James Dancey looks into the state of affairs in the US, and a electoral system that leaves a lot to be desired.
When talking about the US Presidential race, the name Trump or Clinton immediately springs to mind, however, the question really beckons, why only Trump and Clinton? Why is there not a larger pool of candidates to choose from?
When speaking to a disgruntled American at his apartment gathering, he seemed disappointed, yet not surprised that it once again seemed a two-party choice, between two of the most undesirable nominees in recent memory. On one hand you have the corrupt, contrived, business-minded Hillary Clinton, so prone to going back on her word there’s a 14 minute YouTube video documenting it.
Then you have Trump, who doesn’t need or deserve description.

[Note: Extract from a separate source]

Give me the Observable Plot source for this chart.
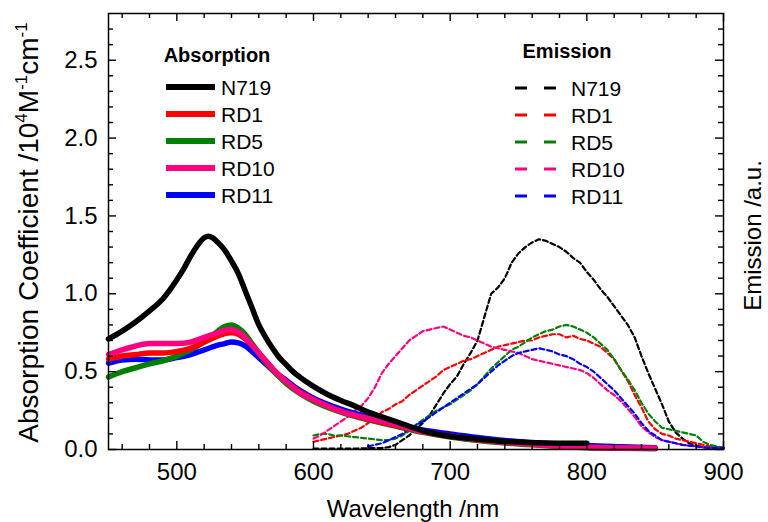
<!DOCTYPE html>
<html><head><meta charset="utf-8">
<script src="https://cdn.jsdelivr.net/npm/d3@7"></script>
<script src="https://cdn.jsdelivr.net/npm/@observablehq/plot@0.6"></script>
<style>body{margin:0;background:#fff;}</style>
</head><body><div id="chart"></div>
<script>
const dyes = ["N719", "RD1", "RD5", "RD10", "RD11"];
const colors = ["#000000", "#ff0000", "#008000", "#ff0080", "#0000ff"];

// Absorption (10^4 M^-1 cm^-1)
const absWlN719 = [450,460,470,480,490,500,505,510,515,520,523,526,530,535,540,545,550,555,560,565,570,575,580,585,590,600,610,620,630,640,650,665,680,695,715,735,755,780,800];
const absN719 = [0.71,0.76,0.82,0.89,0.97,1.09,1.16,1.24,1.31,1.36,1.37,1.36,1.33,1.28,1.21,1.13,1.02,0.91,0.80,0.72,0.65,0.59,0.545,0.50,0.465,0.405,0.355,0.315,0.28,0.24,0.21,0.165,0.12,0.092,0.07,0.055,0.045,0.04,0.04];
const absWl = [450,460,470,480,490,500,510,520,530,535,540,545,550,555,560,565,570,575,580,585,590,600,620,640,660,680,700,720,740,760,780,800,825,850];
const absRD1 = [0.58,0.60,0.61,0.62,0.62,0.63,0.65,0.69,0.73,0.745,0.75,0.74,0.71,0.67,0.62,0.57,0.52,0.475,0.435,0.40,0.37,0.32,0.245,0.195,0.155,0.115,0.085,0.062,0.047,0.033,0.022,0.015,0.01,0.008];
const absRD5 = [0.465,0.50,0.525,0.55,0.57,0.60,0.64,0.69,0.76,0.79,0.80,0.78,0.74,0.68,0.62,0.56,0.51,0.465,0.425,0.39,0.36,0.31,0.24,0.19,0.15,0.11,0.08,0.058,0.042,0.03,0.02,0.012,0.008,0.005];
const absRD10 = [0.61,0.64,0.665,0.68,0.68,0.68,0.69,0.72,0.75,0.765,0.77,0.755,0.72,0.67,0.62,0.57,0.52,0.475,0.435,0.40,0.365,0.32,0.245,0.20,0.16,0.115,0.085,0.062,0.048,0.033,0.022,0.015,0.01,0.008];
const absRD11 = [0.555,0.575,0.58,0.575,0.575,0.59,0.61,0.64,0.67,0.68,0.69,0.685,0.665,0.63,0.59,0.55,0.51,0.475,0.445,0.41,0.38,0.33,0.26,0.21,0.17,0.125,0.10,0.077,0.058,0.045,0.034,0.025,0.018,0.012];

// Emission (a.u.)
const emWl = [600,605,610,615,620,625,630,635,640,645,650,655,660,665,670,675,680,685,690,695,700,705,710,715,720,725,730,735,740,745,750,755,760,765,770,775,780,785,790,795,800,805,810,815,820,825,830,835,840,845,850,855,860,865,870,875,880,885,890,895,900];
const emN719 = [0.005,0.005,0.005,0.005,0.005,0.006,0.006,0.007,0.008,0.009,0.01,0.015,0.03,0.06,0.09,0.13,0.17,0.22,0.29,0.36,0.42,0.47,0.55,0.62,0.70,0.85,1.00,1.04,1.10,1.20,1.26,1.30,1.33,1.35,1.34,1.32,1.30,1.27,1.23,1.20,1.14,1.09,1.03,0.98,0.92,0.86,0.80,0.72,0.60,0.49,0.39,0.29,0.18,0.11,0.07,0.04,0.025,0.015,0.01,0.008,0.005];
const emRD1 = [0.05,0.06,0.07,0.08,0.09,0.10,0.12,0.14,0.17,0.20,0.24,0.26,0.29,0.31,0.35,0.38,0.41,0.44,0.47,0.51,0.53,0.55,0.57,0.58,0.60,0.62,0.64,0.66,0.67,0.68,0.69,0.70,0.70,0.72,0.73,0.74,0.74,0.72,0.73,0.71,0.70,0.68,0.66,0.62,0.58,0.51,0.44,0.35,0.27,0.18,0.13,0.10,0.09,0.07,0.06,0.05,0.04,0.03,0.02,0.015,0.01];
const emRD5 = [0.09,0.10,0.10,0.09,0.09,0.085,0.08,0.075,0.07,0.065,0.06,0.06,0.07,0.09,0.12,0.16,0.19,0.22,0.25,0.27,0.29,0.32,0.35,0.38,0.42,0.47,0.52,0.56,0.60,0.64,0.66,0.69,0.72,0.74,0.76,0.77,0.79,0.80,0.79,0.77,0.75,0.72,0.68,0.64,0.58,0.51,0.45,0.38,0.30,0.23,0.18,0.14,0.13,0.12,0.11,0.10,0.09,0.05,0.03,0.02,0.01];
const emRD10 = [0.07,0.09,0.12,0.15,0.18,0.21,0.25,0.28,0.33,0.40,0.49,0.55,0.60,0.65,0.70,0.73,0.76,0.77,0.78,0.79,0.77,0.75,0.73,0.72,0.70,0.68,0.66,0.65,0.64,0.63,0.62,0.60,0.58,0.57,0.56,0.55,0.54,0.53,0.52,0.51,0.49,0.46,0.42,0.38,0.35,0.31,0.26,0.21,0.15,0.11,0.08,0.06,0.05,0.04,0.03,0.025,0.02,0.015,0.01,0.008,0.005];
const emRD11 = [null,null,null,null,null,null,null,null,0.02,0.03,0.04,0.06,0.08,0.10,0.13,0.155,0.18,0.21,0.24,0.27,0.30,0.33,0.36,0.39,0.42,0.46,0.50,0.54,0.57,0.60,0.62,0.63,0.64,0.65,0.64,0.63,0.61,0.60,0.58,0.55,0.53,0.50,0.46,0.42,0.38,0.33,0.28,0.23,0.17,0.12,0.09,0.06,0.05,0.04,0.03,0.025,0.02,0.015,0.01,0.01,0.01];

const xMajor = [500, 600, 700, 800, 900];
const xMinor = [460,480,520,540,560,580,620,640,660,680,720,740,760,780,820,840,860,880];
const yMajor = [0, 0.5, 1.0, 1.5, 2.0, 2.5];
const yMinor = [0.1,0.2,0.3,0.4,0.6,0.7,0.8,0.9,1.1,1.2,1.3,1.4,1.6,1.7,1.8,1.9,2.1,2.2,2.3,2.4,2.6,2.7];
const xLabel = "Wavelength /nm";
const yLabelParts = [["Absorption Coefficient /10", false], ["4", true], ["M", false], ["-1", true], ["cm", false], ["-1", true]];
const yLabel = yLabelParts.map(p => p[0]).join("");
const y2Label = "Emission /a.u.";

const absSeries = [[absWlN719, absN719], [absWl, absRD1], [absWl, absRD5], [absWl, absRD10], [absWl, absRD11]];
const emSeries = [emN719, emRD1, emRD5, emRD10, emRD11];

const absRows = [];
absSeries.forEach(([wl, v], i) => wl.forEach((w, j) => absRows.push({dye: dyes[i], wl: w, v: v[j]})));
const emRows = [];
emSeries.forEach((v, i) => emWl.forEach((w, j) => { if (v[j] != null) emRows.push({dye: dyes[i], wl: w, v: v[j]}); }));
const absOrder = ["RD11", "RD5", "RD1", "RD10", "N719"];
absRows.sort((a, b) => absOrder.indexOf(a.dye) - absOrder.indexOf(b.dye));

const FONT = "'Liberation Sans', Arial, Helvetica, sans-serif";
const W = 768, H = 522, ML = 108, MR = 45, MT = 13, MB = 73;
const FW = W - ML - MR, FH = H - MT - MB; // frame size
const MAJ = 8, MIN = 5, TW = 1.4;

const chart = Plot.plot({
  width: W, height: H,
  marginLeft: ML, marginRight: MR, marginTop: MT, marginBottom: MB,
  style: {fontFamily: FONT, background: "#fff", color: "#000", overflow: "visible"},
  x: {domain: [450, 900]},
  y: {domain: [0, 2.8]},
  color: {domain: dyes, range: colors},
  marks: [
    Plot.line(emRows, {x: "wl", y: "v", z: "dye", stroke: "dye", strokeWidth: 2.2, strokeDasharray: "5,3", curve: "linear"}),
    Plot.line(absRows, {x: "wl", y: "v", z: "dye", stroke: "dye", strokeWidth: 5.5, curve: "monotone-x"}),
    // inward ticks on all four sides
    Plot.tickX(xMajor, {x: d => d, insetTop: FH - MAJ, strokeWidth: TW}),
    Plot.tickX(xMinor, {x: d => d, insetTop: FH - MIN, strokeWidth: TW}),
    Plot.tickX(xMajor, {x: d => d, insetBottom: FH - MAJ, strokeWidth: TW}),
    Plot.tickX(xMinor, {x: d => d, insetBottom: FH - MIN, strokeWidth: TW}),
    Plot.tickY(yMajor, {y: d => d, insetRight: FW - MAJ, strokeWidth: TW}),
    Plot.tickY(yMinor, {y: d => d, insetRight: FW - MIN, strokeWidth: TW}),
    Plot.tickY(yMajor, {y: d => d, insetLeft: FW - MAJ, strokeWidth: TW}),
    Plot.tickY(yMinor, {y: d => d, insetLeft: FW - MIN, strokeWidth: TW}),
    Plot.frame({strokeWidth: 1.5}),
    // tick labels
    Plot.axisX({anchor: "bottom", ticks: xMajor, tickSize: 0, tickPadding: 13, fontSize: 24, label: null, tickFormat: d => String(d)}),
    Plot.axisY({anchor: "left", ticks: yMajor, tickSize: 0, tickPadding: 11, fontSize: 24, label: null, tickFormat: d => d.toFixed(1)}),
    // axis titles
    Plot.text([xLabel], {text: d => d, frameAnchor: "bottom", textAnchor: "middle", lineAnchor: "middle", dy: 60, dx: -3, fontSize: 24}),
    Plot.text([yLabel], {text: d => d, frameAnchor: "left", textAnchor: "middle", lineAnchor: "middle", rotate: -90, dx: -79, dy: 1, fontSize: 28}),
    Plot.text([y2Label], {text: d => d, frameAnchor: "right", textAnchor: "middle", lineAnchor: "middle", rotate: -90, dx: 30, dy: 4, fontSize: 24})
  ]
});
document.getElementById("chart").appendChild(chart);

// superscripts in the y label
const svg = d3.select(chart);
svg.selectAll("text").filter(function () { return this.textContent === yLabel; }).each(function () {
  const t = d3.select(this);
  t.text(null);
  let prevSup = false;
  yLabelParts.forEach(([s, sup]) => {
    const ts = t.append("tspan").text(s);
    if (sup) ts.attr("font-size", 17).attr("dy", prevSup ? 0 : -11);
    else if (prevSup) ts.attr("dy", 11);
    prevSup = sup;
  });
});

// legends
const lg = svg.append("g").attr("font-family", FONT).attr("fill", "#000").attr("text-anchor", "start");
lg.append("text").attr("x", 217).attr("y", 55).attr("dy", "0.36em").attr("text-anchor", "middle")
  .attr("font-weight", "bold").attr("font-size", 20).text("Absorption");
lg.append("text").attr("x", 567).attr("y", 51).attr("dy", "0.36em").attr("text-anchor", "middle")
  .attr("font-weight", "bold").attr("font-size", 20).text("Emission");
dyes.forEach((d, i) => {
  const ya = 87 + i * 27;
  lg.append("line").attr("x1", 166).attr("x2", 215).attr("y1", ya).attr("y2", ya)
    .attr("stroke", colors[i]).attr("stroke-width", 6);
  lg.append("text").attr("x", 221).attr("y", ya).attr("dy", "0.36em").attr("font-size", 21).text(d);
  const ye = 88 + i * 27;
  lg.append("line").attr("x1", 515).attr("x2", 557).attr("y1", ye).attr("y2", ye)
    .attr("stroke", colors[i]).attr("stroke-width", 3).attr("stroke-dasharray", "12,17");
  lg.append("text").attr("x", 571).attr("y", ye).attr("dy", "0.36em").attr("font-size", 21).text(d);
});
</script>
</body></html>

More intent on reactionary policies and attacking individuals rather than creating actual constructive solutions to genuine working class concerns, you have a choice between an extreme ‘populist’ or a moderate elitist. Why can’t a more moderate option be on the table?
There’s no law against other parties running, and often many parties do, why do the media project it as a two-horse race? Well, the financial stranglehold that both of the main parties have is the real deciding factor with many other components to be considered (which I’ll explain later), once you have that sort of margin between the two major parties and any smaller parties, it’s hard to see the electoral system as ‘Democratic’.
In the UK, that expenditure margin is low enough to allow other smaller parties to shoehorn in a presence, we are extremely lucky in that sense to have a political system that enables lesser parties to gain significant recognition, and subsequently allow them to hold a Government to a little more account than most, with the threat of taking away their voters.
The other big problem in the USA is this longing adoration of tradition; it has been Republican versus Democrat since the beginning of time, people feel comfortable with that vote, so despite being more than prepared to select someone extreme for a nomination, they wouldn’t endorse the same person if they weren’t affiliated with one of the biggest political forces of modern day, even if they had the same funds and momentum.
Which is why Donald Trump is running under the Republican name, he has no long-term attachment or commitment to the party, he was a democrat less than ten years ago, but he needs that household name behind him to lead his ego to victory.
Then we talk about these other parties, there is a Green party in the US believe it or not, a little less surprisingly, they barely harness 0.5% of the total Presidential Votes. There’s the libertarian party, the constitution party, all very reasonable minority parties, but all have no look in how politics in the US is shaped.
The Electoral College doesn’t help, running on a system where a state elects, and considering some states are the size of countries, it means that a lot of votes are deemed completely irrelevant on a much larger scale than nearly every other country in the world. This can be emphasised by the 2000 result in which Al Gore actually received more votes than George Bush, yet George Bush won on states. How on earth a result like that can be upheld almost seems absolutely irrational, someone who had less of the popular vote won the election, think about that.
We live in a progressive world where every vote should be valued the same, however, in this instance Gore’s votes clearly equalled a lesser value than Bush’s, or else Gore would’ve won. When you have voting on such a large scale, there is this huge fear that their vote won’t mean anything, which is why most people are forced to vote tactically for Republican or Democrat, even if their views may align more with another party.
Tragically, many people would vote for different parties if they believed they had a decent chance of winning, however, they are held back by their inhibition, only to realise that if nobody voted tactically then smaller parties would have a lot more competitive share. However, people don’t trust those around them to not vote tactically, and they end up voting tactically as well. It’s this self-fulfilling circle of two party politics caused by a winner-takes-all attitude. People are too conscious to vote outside their comfort zone.
Another huge flaw in certain states is that the electors don’t even have to elect what the people in a district vote for, which means that the people in an area could vote Republican and the elector, decide that they’re all wrong and they want a democrat instead. Can people trust electors in the current political climate? Of course not.
In these instances Ohio and South Carolina voted for the democratic party on majority, yet Republicans won a much larger share of seats, because of a tactic called gerrymandering, where politicians can redraw district lines once new voter information has been released, as you can see, this is regularly abused.
When parties redraw the district lines, it is done to make sure their party has a clear majority, locking out the main opposition, any other smaller parties who want to compete, and other independent candidates. Instead of voters choosing their representatives, representatives choose their voters.
Clinton and Trump aren’t the only two political figures running for President, but they are the only ones who have enough money, power and media coverage to propel them towards The White House. It’s a sad state of affairs when people have two choose the lesser of two great evils, but that’s the tragic story of political entrapment in the US.
Democracy is rigged in favour of whoever is in authority, which is why the USA can be considered to have a two-party dictatorship, and until someone comes along with enough money and enough positive vision to try and sway the electorate (nearly impossible as it may be), that’s the way it will remain.